The researchers identified three forms of plagiarism: verbatim, or directly copying and pasting content; paraphrase, or rewording and restructuring content without citing the original source; and idea, or using the main idea from a text without proper attribution.

They constructed a pipeline for automated plagiarism detection and tested it against OpenAI’s GPT-2 because the language model’s training data is available online, allowing the researchers to compare generated texts to the eight million documents used to pre-train GPT-2.

The scientists used 210,000 generated texts to test for plagiarism in pre-trained language models and fine-tuned three language models to focus on scientific documents, scholarly articles related to Covid-19, and patent claims.

They found that the language models committed all three types of plagiarism, and that the larger the dataset and parameters used to train the model, the more often plagiarism occurred.

They also noted that fine-tuned language models reduced verbatim plagiarism but increased instances of paraphrase and idea plagiarism.

“People pursue large language models because the larger the model gets, generation abilities increase,” said lead author Jooyoung Lee. “At the same time, they are jeopardising the originality and creativity of the content within the training corpus.

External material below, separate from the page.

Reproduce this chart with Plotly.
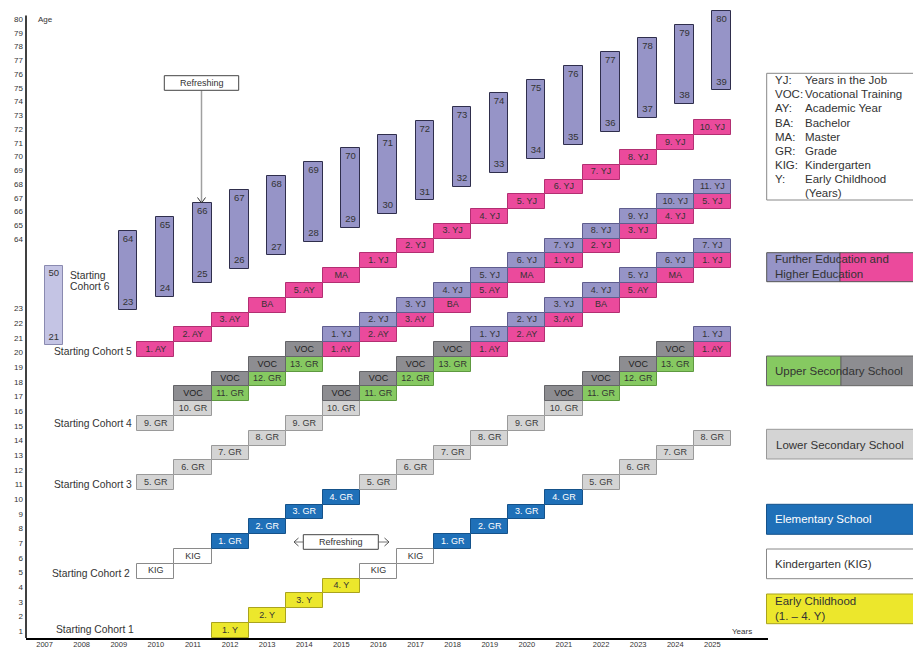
import plotly.graph_objects as go

# ---------------- data ----------------
years = [2007, 2008, 2009, 2010, 2011, 2012, 2013, 2014, 2015, 2016,
         2017, 2018, 2019, 2020, 2021, 2022, 2023, 2024, 2025]
age_ticks_low = list(range(1, 24))
age_ticks_high = list(range(64, 81))

# Cohort 1: main track starts 2012 at age 1
c1_year, c1_age = 2012, 1
c1_stages = ["1. Y", "2. Y", "3. Y", "4. Y", "KIG", "KIG", "1. GR", "2. GR",
             "3. GR", "4. GR", "5. GR", "6. GR", "7. GR", "8. GR"]

# Cohort 2
c2_year, c2_age = 2010, 5
c2_stages = ["KIG", "KIG", "1. GR", "2. GR", "3. GR", "4. GR", "5. GR", "6. GR",
             "7. GR", "8. GR", "9. GR", "10. GR", "11. GR", "12. GR", "13. GR", "1. AY"]
c2_voc_year = 2021
c2_voc_stages = ["VOC", "VOC", "VOC", "VOC", "1. YJ"]

# Cohort 3
c3_year, c3_age = 2010, 11
c3_stages = ["5. GR", "6. GR", "7. GR", "8. GR", "9. GR", "10. GR", "11. GR", "12. GR",
             "13. GR", "1. AY", "2. AY", "3. AY", "BA", "5. AY", "MA", "1. YJ"]
c3_voc_year = 2015
c3_voc_stages = ["VOC", "VOC", "VOC", "VOC", "1. YJ", "2. YJ", "3. YJ", "4. YJ",
                 "5. YJ", "6. YJ", "7. YJ"]

# Cohort 4
c4_year, c4_age = 2010, 15
c4_stages = ["9. GR", "10. GR", "11. GR", "12. GR", "13. GR", "1. AY", "2. AY", "3. AY",
             "BA", "5. AY", "MA", "1. YJ", "2. YJ", "3. YJ", "4. YJ", "5. YJ"]
c4_voc_year = 2011
c4_voc_stages = ["VOC", "VOC", "VOC", "VOC", "1. YJ", "2. YJ", "3. YJ", "4. YJ",
                 "5. YJ", "6. YJ", "7. YJ", "8. YJ", "9. YJ", "10. YJ", "11. YJ"]

# Cohort 5
c5_year, c5_age = 2010, 20
c5_stages = ["1. AY", "2. AY", "3. AY", "BA", "5. AY", "MA", "1. YJ", "2. YJ",
             "3. YJ", "4. YJ", "5. YJ", "6. YJ", "7. YJ", "8. YJ", "9. YJ", "10. YJ"]

# Cohort 6: age ranges of the working population
c6_start_year, c6_start_low, c6_start_high = 2007, 21, 50
job_years = [2009, 2010, 2011, 2012, 2013, 2014, 2015, 2016, 2017,
             2018, 2019, 2020, 2021, 2022, 2023, 2024, 2025]
job_age_low = [23, 24, 25, 26, 27, 28, 29, 30, 31, 32, 33, 34, 35, 36, 37, 38, 39]
job_age_high = [64, 65, 66, 67, 68, 69, 70, 71, 72, 73, 74, 75, 76, 77, 78, 79, 80]

abbr_keys = ["YJ:", "VOC:", "AY:", "BA:", "MA:", "GR:", "KIG:", "Y:", ""]
abbr_vals = ["Years in the Job", "Vocational Training", "Academic Year", "Bachelor",
             "Master", "Grade", "Kindergarten", "Early Childhood", "(Years)"]

# ---------------- styling / layout helpers ----------------
W, H = 913, 649
ML, MR, MT, MB = 26, 145, 7, 11
PW, PH = W - ML - MR, H - MT - MB
ROW0_PX, ROW_PX = 630.3, 14.78
Y0 = 1 - (H - MB - ROW0_PX) / ROW_PX
Y1 = Y0 + PH / ROW_PX
FONT = "Liberation Sans, Arial, sans-serif"
TXT = "#333333"

def px(x):
    return (x - ML) / PW

def py(y):
    return (H - MB - y) / PH

def row_of_px(y):
    return 1 + (ROW0_PX - y) / ROW_PX

def tick_row(a):
    if a <= 23:
        return row_of_px(631.3 - (a - 1) * 14.665)
    return row_of_px(239.0 - (a - 64) * 13.75)

STYLE = {
    "yellow": ("#ece72c", "#a9a31e", TXT),
    "white": ("#ffffff", "#8a8a8a", TXT),
    "blue": ("#1f70b8", "#15528a", "#ffffff"),
    "lgray": ("#d4d4d4", "#9a9a9a", "#3a3a3a"),
    "green": ("#86c961", "#5e9940", TXT),
    "dgray": ("#8d8d91", "#646468", "#222222"),
    "pink": ("#eb4a9c", "#b22f72", TXT),
    "lav": ("#9694c7", "#5f5d8e", TXT),
}

def kind(label, alt):
    parts = label.split()
    last = parts[-1]
    if last == "Y":
        return "yellow"
    if last == "KIG":
        return "white"
    if last == "GR":
        n = int(parts[0].rstrip("."))
        return "blue" if n <= 4 else ("lgray" if n <= 10 else "green")
    if last == "VOC":
        return "dgray"
    if last == "YJ":
        return "lav" if alt else "pink"
    return "pink"

cx, cy, ct, ck = [], [], [], []

def add_track(start_year, start_row, stages, alt):
    for i, s in enumerate(stages):
        cx.append(start_year + i)
        cy.append(start_row + i)
        ct.append(s)
        ck.append(kind(s, alt))

add_track(c1_year, c1_age, c1_stages, False)
add_track(c2_year, c2_age, c2_stages, False)
add_track(c2_voc_year, c2_age + (c2_voc_year - c2_year) + 1, c2_voc_stages, True)
add_track(c3_year, c3_age, c3_stages, False)
add_track(c3_voc_year, c3_age + (c3_voc_year - c3_year) + 1, c3_voc_stages, True)
add_track(c4_year, c4_age, c4_stages, False)
add_track(c4_voc_year, c4_age + (c4_voc_year - c4_year) + 1, c4_voc_stages, True)
add_track(c5_year, c5_age, c5_stages, False)

fig = go.Figure()

# cells
fig.add_trace(go.Bar(
    x=cx, y=[1] * len(cx), base=[r - 0.5 for r in cy], width=1,
    marker=dict(color=[STYLE[k][0] for k in ck],
                line=dict(color=[STYLE[k][1] for k in ck], width=1)),
    hoverinfo="skip", showlegend=False))
fig.add_trace(go.Scatter(
    x=cx, y=cy, text=ct, mode="text",
    textfont=dict(family=FONT, size=9, color=[STYLE[k][2] for k in ck]),
    hoverinfo="skip", showlegend=False))

# working-age bars
BAR_H = 5.38
tops = [tick_row(h) + 0.55 for h in job_age_high]
bases = [t - BAR_H for t in tops]
fig.add_trace(go.Bar(
    x=job_years, y=[BAR_H] * len(job_years), base=bases, width=0.5, offset=0,
    marker=dict(color="#9694c7", line=dict(color="#2f2e4c", width=1)),
    hoverinfo="skip", showlegend=False))
fig.add_trace(go.Scatter(
    x=[y + 0.25 for y in job_years] * 2,
    y=[t - 0.58 for t in tops] + [b + 0.55 for b in bases],
    text=[str(v) for v in job_age_high] + [str(v) for v in job_age_low],
    mode="text", textfont=dict(family=FONT, size=9.5, color=TXT),
    hoverinfo="skip", showlegend=False))

c6_base = tick_row(c6_start_low) - 0.5
fig.add_trace(go.Bar(
    x=[c6_start_year], y=[BAR_H], base=[c6_base], width=0.5, offset=0,
    marker=dict(color="#c4c4e4", line=dict(color="#8a8ab0", width=1)),
    hoverinfo="skip", showlegend=False))
fig.add_trace(go.Scatter(
    x=[c6_start_year + 0.25] * 2,
    y=[c6_base + BAR_H - 0.5, c6_base + 0.5],
    text=[str(c6_start_high), str(c6_start_low)],
    mode="text", textfont=dict(family=FONT, size=9.5, color=TXT),
    hoverinfo="skip", showlegend=False))

shapes = []
ann = []

def text(x, y, s, size=10.3, color=TXT, anchor="left"):
    ann.append(dict(x=px(x), y=py(y), xref="paper", yref="paper", text=s,
                    showarrow=False, xanchor=anchor, yanchor="middle",
                    font=dict(family=FONT, size=size, color=color)))

def rect(x0, y0, x1, y1, fill, line="#555555", lw=1):
    shapes.append(dict(type="rect", xref="paper", yref="paper",
                       x0=px(x0), x1=px(x1), y0=py(y1), y1=py(y0),
                       fillcolor=fill, line=dict(color=line, width=lw), layer="above"))

def seg(x0, y0, x1, y1, color, lw=1):
    shapes.append(dict(type="line", xref="paper", yref="paper",
                       x0=px(x0), x1=px(x1), y0=py(y0), y1=py(y1),
                       line=dict(color=color, width=lw), layer="above"))

# y axis line
seg(ML, 15.5, ML, H - MB, "#000000", 1.5)

# cohort labels
text(54, 629.3, "Starting Cohort 1")
text(50, 573.3, "Starting Cohort 2")
text(52, 484.3, "Starting Cohort 3")
text(51.5, 423.7, "Starting Cohort 4")
text(51.5, 351.3, "Starting Cohort 5")
text(68, 275, "Starting")
text(68, 286.5, "Cohort 6")

text(36, 20, "Age", size=8)
text(742, 631, "Years", size=8, anchor="center")

# refreshing notes
seg(201.5, 90.5, 201.5, 202, "#a0a0a0", 1.5)
seg(197.5, 197.5, 201.5, 203, "#333333", 1)
seg(205.5, 197.5, 201.5, 203, "#333333", 1)
rect(164.3, 75.7, 238.7, 90.3, "#ffffff", "#444444")
text(201.5, 83, "Refreshing", size=9, anchor="center")

seg(303, 542, 294, 542, "#777777", 1)
seg(298.5, 538, 294, 542, "#555555", 1)
seg(298.5, 546, 294, 542, "#555555", 1)
seg(378.3, 542, 389, 542, "#777777", 1)
seg(384.5, 538, 389, 542, "#555555", 1)
seg(384.5, 546, 389, 542, "#555555", 1)
rect(303.3, 534.7, 378.3, 549.3, "#ffffff", "#444444")
text(340.8, 542, "Refreshing", size=9, anchor="center")

# legend: abbreviations
XR = 930
rect(766.7, 73.3, XR, 200, "#ffffff", "#888888")
for i, (k, v) in enumerate(zip(abbr_keys, abbr_vals)):
    yy = 80 + i * 14.17
    if k:
        text(773, yy, k, size=11.5)
    text(802.5, yy, v, size=11.5)

# legend: colour boxes
rect(766.7, 252.7, 840, 281.7, "#9694c7", "#555555")
rect(840, 252.7, XR, 281.7, "#eb4a9c", "#555555")
text(773, 259.3, "Further Education and", size=11.5)
text(773, 273.5, "Higher Education", size=11.5)

rect(766.5, 356, 841, 385.7, "#86c961", "#666666")
rect(841, 356, XR, 385.7, "#8d8d91", "#666666")
text(773, 371, "Upper Secondary School", size=11.5)

rect(766.5, 429.3, XR, 459, "#d4d4d4", "#999999")
text(774, 444.5, "Lower Secondary School", size=11.5)

rect(766.5, 504.3, XR, 534.3, "#1f70b8", "#15528a")
text(773, 519, "Elementary School", size=11.5, color="#ffffff")

rect(766.5, 549, XR, 578.7, "#ffffff", "#888888")
text(773, 564, "Kindergarten (KIG)", size=11.5)

rect(766.5, 594, XR, 623.7, "#ece72c", "#a9a31e")
text(773, 601.3, "Early Childhood", size=11.5)
text(773, 616.3, "(1. \u2013 4. Y)", size=11.5)

fig.update_layout(
    width=W, height=H,
    margin=dict(l=ML, r=MR, t=MT, b=MB, pad=0),
    paper_bgcolor="#ffffff", plot_bgcolor="#ffffff",
    barmode="overlay", bargap=0,
    showlegend=False,
    shapes=shapes, annotations=ann,
    font=dict(family=FONT, color=TXT),
    xaxis=dict(range=[2006.5, 2026.5], tickvals=years, ticktext=[str(y) for y in years],
               showgrid=False, zeroline=False, showline=True, linecolor="#000000",
               linewidth=1.5, ticks="", tickfont=dict(family=FONT, size=7.5, color=TXT),
               ticklabelstandoff=-2, automargin=False, fixedrange=True),
    yaxis=dict(range=[Y0, Y1],
               tickvals=[tick_row(a) for a in age_ticks_low + age_ticks_high],
               ticktext=[str(a) for a in age_ticks_low + age_ticks_high],
               showgrid=False, zeroline=False, showline=False, ticks="",
               tickfont=dict(family=FONT, size=8, color=TXT),
               ticklabelstandoff=2, automargin=False, fixedrange=True),
)

fig.write_html(
    "out.html",
    config={"displayModeBar": False},
    post_script="document.body.style.margin='0';document.body.style.overflow='hidden';",
)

This is an important finding.”

The study highlights the need for more research into text generators and the ethical and philosophical questions that they pose, according to the researchers.

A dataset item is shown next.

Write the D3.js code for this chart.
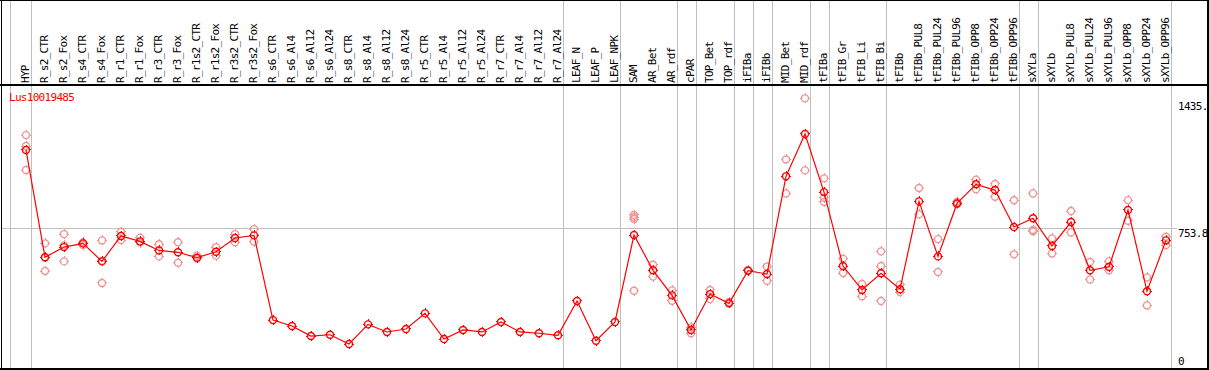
<!DOCTYPE html>
<head>
<meta charset="utf-8">
<style>
body { margin: 0; background: #fff; }
text { font-family: "DejaVu Sans Mono", monospace; font-size: 11px; letter-spacing: -0.7px; }
</style>
</head>
<body>
<script src="https://cdn.jsdelivr.net/npm/d3@7"></script>
<script>

var gene = "Lus10019485";

var categories = ["HYP","R_s2_CTR","R_s2_Fox","R_s4_CTR","R_s4_Fox","R_r1_CTR","R_r1_Fox","R_r3_CTR","R_r3_Fox",
  "R_r1s2_CTR","R_r1s2_Fox","R_r3s2_CTR","R_r3s2_Fox","R_s6_CTR","R_s6_Al4","R_s6_Al12","R_s6_Al24",
  "R_s8_CTR","R_s8_Al4","R_s8_Al12","R_s8_Al24","R_r5_CTR","R_r5_Al4","R_r5_Al12","R_r5_Al24",
  "R_r7_CTR","R_r7_Al4","R_r7_Al12","R_r7_Al24","LEAF_N","LEAF_P","LEAF_NPK","SAM","AR_Bet","AR_rdf",
  "cPAR","TOP_Bet","TOP_rdf","iFIBa","iFIBb","MID_Bet","MID_rdf","tFIBa","tFIB_Gr","tFIB_Li","tFIB_Bi",
  "tFIBb","tFIBb_PUL8","tFIBb_PUL24","tFIBb_PUL96","tFIBb_OPP8","tFIBb_OPP24","tFIBb_OPP96",
  "sXYLa","sXYLb","sXYLb_PUL8","sXYLb_PUL24","sXYLb_PUL96","sXYLb_OPP8","sXYLb_OPP24","sXYLb_OPP96"];

// mean expression per sample
var means = [1174,596,651,671,574,711,682,633,623,594,626,700,714,258,226,172,179,129,235,194,210,294,156,205,194,
  248,194,187,176,361,147,248,716,526,391,205,398,348,524,506,1032,1260,947,549,420,510,424,897,601,886,989,958,759,
  806,657,786,526,545,851,413,687];

// replicate values (empty = only the mean is drawn)
var replicates = [[1254,1195,1066],[671,522,595],[721,574,660],[676,662],[687,458,577],[734,689],[702,675],[666,601],
  [677,567],[605,590],[651,605],[721,677],[748,680],[],[],[],[],[],[],[],[],[],[],[],[],[],[],[],[],[],[],[],
  [824,812,802,416],[556,492],[418,362],[219,187],[420,372],[356,348],[528],[546,470],[1123,940],[1452,1064],
  [1021,917,894],[589,511],[452,386],[628,549,361],[449,409],[969,827],[694,517],[894,881],[1014,962],[991,922],
  [903,612],[940,743,736],[698,617],[845,730],[571,477],[574,526],[904,793],[488,337],[707,662]];

// vertical separators drawn after these samples
var groupEnds = ["HYP","R_r7_Al24","LEAF_NPK","AR_rdf","cPAR","TOP_rdf","iFIBa","iFIBb","MID_rdf","tFIBa",
  "tFIB_Bi","tFIBb_OPP96","sXYLa","sXYLb_OPP96"];

var yTicks = [0, 753.8, 1435];
var yTickLabels = ["0", "753.8", "1435."];

var width = 1209, height = 370;

var svg = d3.select("body").append("svg")
    .attr("width", width)
    .attr("height", height)
    .attr("shape-rendering", "crispEdges");

var x = d3.scalePoint().domain(categories).range([26, 1166]);
var y = d3.scaleLinear().domain([0, 1507.6]).range([368, 88]);

// grid
svg.append("line").attr("x1", 10.5).attr("x2", 10.5).attr("y1", 0).attr("y2", 369)
    .attr("stroke", "#c0c0c0");
svg.selectAll("line.vgrid").data(groupEnds).enter().append("line")
    .attr("class", "vgrid")
    .attr("x1", function(d) { return Math.round(x(d) + 4.5) + 0.5; })
    .attr("x2", function(d) { return Math.round(x(d) + 4.5) + 0.5; })
    .attr("y1", 0).attr("y2", 369)
    .attr("stroke", "#c0c0c0");
svg.append("line").attr("x1", 1).attr("x2", 1177)
    .attr("y1", Math.round(y(753.8)) + 0.5).attr("y2", Math.round(y(753.8)) + 0.5)
    .attr("stroke", "#c0c0c0");

// frame
svg.append("line").attr("x1", 0).attr("x2", width).attr("y1", 0.5).attr("y2", 0.5).attr("stroke", "#000");
svg.append("line").attr("x1", 1.5).attr("x2", 1.5).attr("y1", 0).attr("y2", 370).attr("stroke", "#000");
svg.append("line").attr("x1", 1208).attr("x2", 1208).attr("y1", 0).attr("y2", 370)
    .attr("stroke", "#000").attr("stroke-width", 2);
svg.append("line").attr("x1", 0).attr("x2", width).attr("y1", 85).attr("y2", 85)
    .attr("stroke", "#000").attr("stroke-width", 2);
svg.append("line").attr("x1", 0).attr("x2", width).attr("y1", 369).attr("y2", 369)
    .attr("stroke", "#000").attr("stroke-width", 2);

// sample labels
svg.selectAll("text.cat").data(categories).enter().append("text")
    .attr("class", "cat")
    .attr("transform", function(d) { return "translate(" + (x(d) + 3) + ",83) rotate(-90)"; })
    .text(function(d) { return d; });

// y labels
svg.selectAll("text.ytick").data(yTicks).enter().append("text")
    .attr("class", "ytick")
    .attr("x", 1178)
    .attr("y", function(d) { return Math.min(y(d) + 8.5, 365); })
    .text(function(d, i) { return yTickLabels[i]; });

svg.append("text").attr("x", 9).attr("y", 101).attr("fill", "#ff0000").text(gene);

function marker(g, cx, cy, color) {
  var r = 3.5;
  g.append("circle").attr("cx", cx).attr("cy", cy).attr("r", r)
      .attr("shape-rendering", "auto")
      .attr("fill", "none").attr("stroke", color).attr("stroke-width", 1.4);
  g.append("path")
      .attr("d", "M" + cx + "," + (cy - r - 1.5) + "V" + (cy - r) +
                 "M" + cx + "," + (cy + r) + "V" + (cy + r + 1.5) +
                 "M" + (cx - r - 1.5) + "," + cy + "H" + (cx - r) +
                 "M" + (cx + r) + "," + cy + "H" + (cx + r + 1.5))
      .attr("stroke", color).attr("stroke-width", 1);
}

// replicates
var repG = svg.append("g");
replicates.forEach(function(reps, i) {
  reps.forEach(function(v) { marker(repG, x(categories[i]), y(v), "#f09595"); });
});

// mean line
var line = d3.line()
    .x(function(d, i) { return x(categories[i]); })
    .y(function(d) { return y(d); });
svg.append("path").datum(means)
    .attr("d", line)
    .attr("shape-rendering", "auto")
    .attr("fill", "none")
    .attr("stroke", "#ff0000")
    .attr("stroke-width", 1.2);

var meanG = svg.append("g");
means.forEach(function(v, i) { marker(meanG, x(categories[i]), y(v), "#ff0000"); });

</script>
</body>
</html>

“Even though the output may be appealing, and language models may be fun to use and seem productive for certain tasks, it doesn’t mean they are practical,” said Thai Le, assistant professor of information science at the University of Mississippi. “In practice, we need to take care of the ethical and copyright issues that text generators pose.”

Though the results of the study only apply to GPT-2, the automatic plagiarism detection process that the researchers established can be applied to newer language models like ChatGPT to determine if and how often these models plagiarise training content.

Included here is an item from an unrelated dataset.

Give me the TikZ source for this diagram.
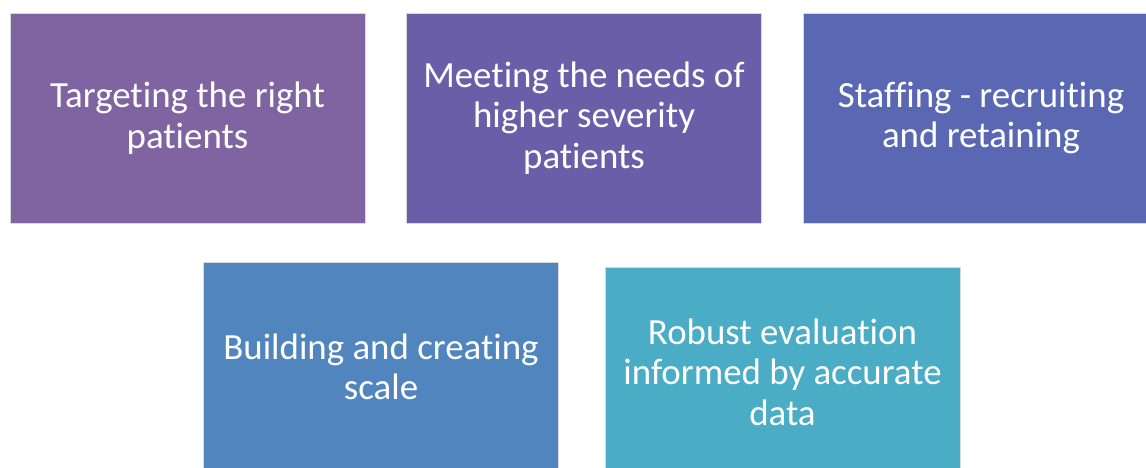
\documentclass[tikz,border=0pt]{standalone}
\usepackage{fontspec}
\setmainfont{Carlito}[Ligatures=NoCommon]
\usepackage{xcolor}
\definecolor{boxA}{HTML}{8064A2}
\definecolor{boxB}{HTML}{6A5EA9}
\definecolor{boxC}{HTML}{5A68B3}
\definecolor{boxD}{HTML}{5085BE}
\definecolor{boxE}{HTML}{4BACC6}
\tikzset{
    issue/.style={draw=white!85!black, line width=0.4pt, text=white,
                  minimum width=7.1cm, minimum height=4.2cm,
                  align=center, font=\fontsize{21}{23}\selectfont}
}

\begin{document}
\begin{tikzpicture}[x=0.02cm, y=-0.02cm]
    % Page frame
    \useasboundingbox (0,0) rectangle (1146,467);
    \clip (0,0) rectangle (1146,467);

    % Top row
    \node[issue, fill=boxA] (target) at (187.5,118) {Targeting the right\\patients};
    \node[issue, fill=boxB] (severity) at (584,118) {Meeting the needs of\\higher severity\\patients};
    \node[issue, fill=boxC] (staffing) at (981,118) {Staffing - recruiting\\and retaining};

    % Bottom row
    \node[issue, fill=boxD] (scale) at (381,367) {Building and creating\\scale};
    \node[issue, fill=boxE] (evaluation) at (782.5,372) {Robust evaluation\\informed by accurate\\data};

\end{tikzpicture}
\end{document}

Testing for plagiarism, however, depends on the developers making the training data publicly accessible, said the researchers.

The current study can help AI researchers build more robust, reliable and responsible language models in future, according to the scientists. For now, they urge individuals to exercise caution when using text generators.

The plagiarism outcome is not something unexpected, added Dongwon Lee.

“We taught language models to mimic human writings without teaching them how not to plagiarise properly,” he said. “Now, it’s time to teach them to write more properly, and we have a long way to go.”